Saturday 18 January 2014

Film Review: 47 Ronin

47 Ronin is a historical epic set in Feudal Japan; an isolated and mysterious land of shogun, samurai and katanas. Oh, and witches, demons and weird-ass snake dragons. Apparently. I don't know, I'm no historian.

Starring Keanu Reeves (Speed, The Matrix), Hiroyuki Sanada (The Wolverine, Sunshine) and Rinko Kikuchi (Pacific Rim), 47 Ronin is a disappointingly dull, stiff and generally formulaic movie given the international acting talent on its roster.

Reeves plays Kai, a 'half-breed' living amongst the honourable samurai after being taken in by them when he was younger. They think less of him for being from an English father and he cannot become a samurai, or marry the master's daughter Mika (Kou Shibasaki). When Oishi (Sanada) and his band of samurai are disgraced and banished from their kingdom, it is up to Kai to unite them and seek vengeance upon the evil overlord who killed their master and save the one he loves.

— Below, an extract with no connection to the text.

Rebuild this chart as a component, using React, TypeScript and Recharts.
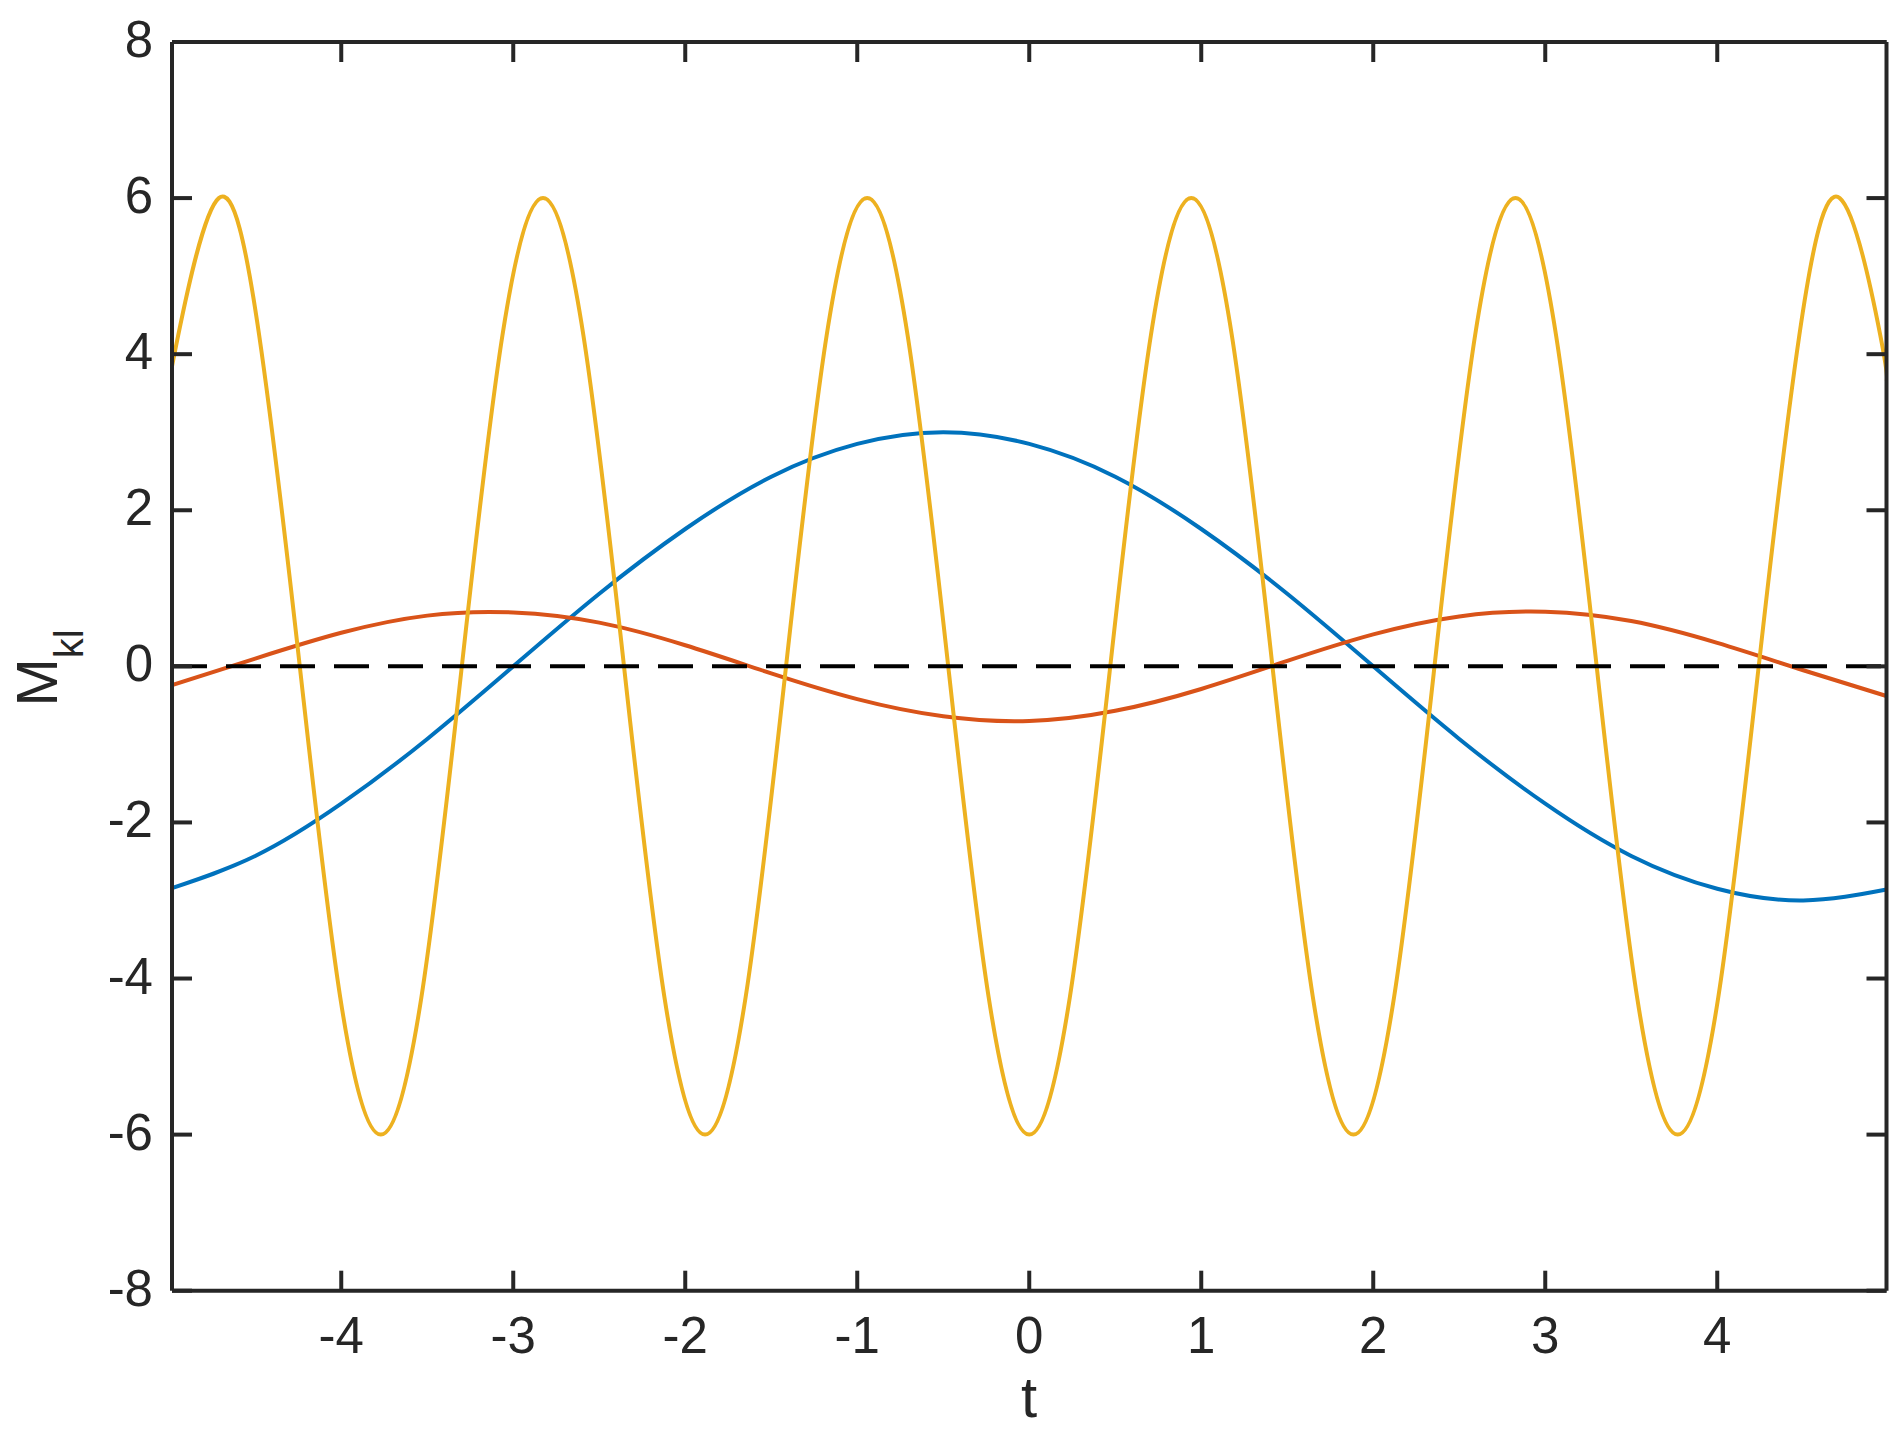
import { LineChart, Line, XAxis, YAxis, ReferenceLine, Label } from "recharts";

const xTicks = [-4, -3, -2, -1, 0, 1, 2, 3, 4];
const yTicks = [-8, -6, -4, -2, 0, 2, 4, 6, 8];
const tDomain = [-4.984, 4.984];

// slow curves, read every 0.5 in t
const tSlow = [-4.984, -4.5, -4, -3.5, -3, -2.5, -2, -1.5, -1, -0.5, 0, 0.5, 1, 1.5, 2, 2.5, 3, 3.5, 4, 4.5, 4.984];
const blueVals = [-2.84, -2.43, -1.76, -0.93, 0, 0.93, 1.76, 2.43, 2.85, 3.0, 2.85, 2.43, 1.76, 0.93, 0, -0.93, -1.76, -2.43, -2.85, -3.0, -2.86];
const redVals = [-0.24, 0.1, 0.43, 0.65, 0.69, 0.56, 0.27, -0.09, -0.42, -0.64, -0.7, -0.57, -0.29, 0.07, 0.41, 0.64, 0.7, 0.58, 0.3, -0.05, -0.38];

// fast curve, read at peaks, troughs, zero crossings and half-way points
const tFast = [
    -4.984, -4.948, -4.712, -4.477, -4.241, -4.006, -3.77, -3.534, -3.299, -3.063, -2.827, -2.592, -2.356, -2.121, -1.885,
    -1.649, -1.414, -1.178, -0.942, -0.707, -0.471, -0.236, 0, 0.236, 0.471, 0.707, 0.942, 1.178, 1.414, 1.649, 1.885,
    2.121, 2.356, 2.592, 2.827, 3.063, 3.299, 3.534, 3.77, 4.006, 4.241, 4.477, 4.712, 4.948, 4.984,
];
const yellowVals = [
    3.82, 4.24, 6, 4.24, 0, -4.24, -6, -4.24, 0, 4.24, 6, 4.24, 0, -4.24, -6,
    -4.24, 0, 4.24, 6, 4.24, 0, -4.24, -6, -4.24, 0, 4.24, 6, 4.24, 0, -4.24, -6,
    -4.24, 0, 4.24, 6, 4.24, 0, -4.24, -6, -4.24, 0, 4.24, 6, 4.24, 3.65,
];

const zip = (ts: number[], vs: number[]) => ts.map((t, i) => ({ t, v: vs[i] }));
const blueData = zip(tSlow, blueVals);
const redData = zip(tSlow, redVals);
const yellowData = zip(tFast, yellowVals);

const INK = "#262626";
const FONT = "'Liberation Sans', Arial, Helvetica, sans-serif";
const TICK = 20;

function BottomTick({ x, y, payload }: any) {
    return (
        <g>
            <line x1={x} x2={x} y1={y} y2={y - TICK} stroke={INK} strokeWidth={4} />
            <text x={x} y={y + 62} textAnchor="middle" fontSize={51} fill={INK} fontFamily={FONT}>{payload.value}</text>
        </g>
    );
}

function LeftTick({ x, y, payload }: any) {
    return (
        <g>
            <line x1={x} x2={x + TICK} y1={y} y2={y} stroke={INK} strokeWidth={4} />
            <text x={x - 19} y={y + 15} textAnchor="end" fontSize={51} fill={INK} fontFamily={FONT}>{payload.value}</text>
        </g>
    );
}

const TopTick = ({ x, y }: any) => <line x1={x} x2={x} y1={y} y2={y + TICK} stroke={INK} strokeWidth={4} />;
const RightTick = ({ x, y }: any) => <line x1={x - TICK} x2={x} y1={y} y2={y} stroke={INK} strokeWidth={4} />;

const YLabel = () => (
    <text transform="rotate(-90)" x={-668} y={57} textAnchor="middle" fontSize={58} fill={INK} fontFamily={FONT}>
        M<tspan dy={26} fontSize={40}>kl</tspan>
    </text>
);

const XLabel = () => (
    <text x={1029} y={1417} textAnchor="middle" fontSize={58} fill={INK} fontFamily={FONT}>t</text>
);

export default function App() {
    const axisLine = { stroke: INK, strokeWidth: 4 };
    return (
        <div style={{ position: "absolute", left: 0, top: 0, width: 1900, height: 1436, background: "#fff" }}>
            <LineChart width={1900} height={1436} margin={{ top: 41, right: 12.5, bottom: 144.3, left: 171 }}>
                <XAxis dataKey="t" type="number" domain={tDomain} ticks={xTicks} interval={0} allowDataOverflow
                    height={1} tickSize={0} tickMargin={0} tickLine={false} axisLine={axisLine} tick={<BottomTick />}>
                    <Label content={<XLabel />} />
                </XAxis>
                <XAxis xAxisId="top" orientation="top" dataKey="t" type="number" domain={tDomain} ticks={xTicks} interval={0}
                    allowDataOverflow height={1} tickSize={0} tickMargin={0} tickLine={false} axisLine={axisLine} tick={<TopTick />} />
                <YAxis type="number" domain={[-8, 8]} ticks={yTicks} interval={0} allowDataOverflow
                    width={1} tickSize={0} tickMargin={0} tickLine={false} axisLine={axisLine} tick={<LeftTick />}>
                    <Label content={<YLabel />} />
                </YAxis>
                <YAxis yAxisId="right" orientation="right" type="number" domain={[-8, 8]} ticks={yTicks} interval={0}
                    allowDataOverflow width={1} tickSize={0} tickMargin={0} tickLine={false} axisLine={axisLine} tick={<RightTick />} />
                <Line data={blueData} dataKey="v" type="natural" stroke="#0072BD" strokeWidth={4} dot={false} isAnimationActive={false} />
                <Line data={redData} dataKey="v" type="natural" stroke="#D95319" strokeWidth={4} dot={false} isAnimationActive={false} />
                <Line data={yellowData} dataKey="v" type="natural" stroke="#EDB120" strokeWidth={4} dot={false} isAnimationActive={false} />
                <ReferenceLine y={0} stroke="#000" strokeWidth={4} strokeDasharray="35 19" />
            </LineChart>
        </div>
    );
}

First off, let's squeeze out some positives shall we? Hiroyuki Sanada is actually really good as Oishi, the general who leads the ronin (disgraced samurai) alongside Kai. I'd go as far to say that he is the best thing about this movie. Like everyone else in the cast, he tries his best with the flat script and to a certain extent pulls it off, so a great job from him.

Others didn't excel so much with the run-of-the-mill script. Keanu Reeves is...well...Keanu Reeves. He gets about five lines of dialogue in the first hour of the movie, and then when he does speak, his acting is wooden and flat. What more did you expect? The evil witch (played by Pacific Rim's Rinko Kikuchi) also has some pretty laughable dialogue at times and overacts her part, which gets very tiresome very quickly.

The film loses its way when it tries too hard to incorporate mythical beings and magic to the narrative. The movie throws snake-dragons, Voldemort/owl-looking demons and multi-eyed horned beasts at us and expects it to stick amongst the traditional setting and vibe.

It feels as though it was aiming for a Clash of the Titans meets The Last Samurai story but the mythical elements just don't mesh with the traditional Japanese aspects. Leave the dragons at home, and play it straight. That way, you end up with an actually half-decent Last Samurai-esque movie, that doesn't degenerate into a slo-mo CGI fantasy halfway through. The CGI isn't even that good and really throws you out of the experience.

The films prologue sets up the historical story that the film is based-on, but then it deviates so much from being a historical movie, that it loses all validity. Why not go the whole-hog and make a 'mythical adventure' like Clash of the Titans/Pirates of the Caribbean and forget that it was 'based on' real events in the first place.

It just felt disrespectful to sell the movie as 'based on a Japanese legend' when dragons or witches have nothing to do with it. They are thrown into the movie purely to draw an audience who want to see cool action scenes and swordplay, not a well-scripted and respectful historical epic.

The Verdict: 3/10

47 Ronin is a very Americanized adaptation of the Japanese legend, which will no doubt sit poorly with audiences who were hoping for something very stripped back and respectful. Overly-mythical, drenched with poor CGI and fairly wooden acting, 47 Ronin is a big disappointment. 


  1.  Hiroyuki Sanada gives the best performance.

    1. Sure does! :) At least he was a redeeming factor.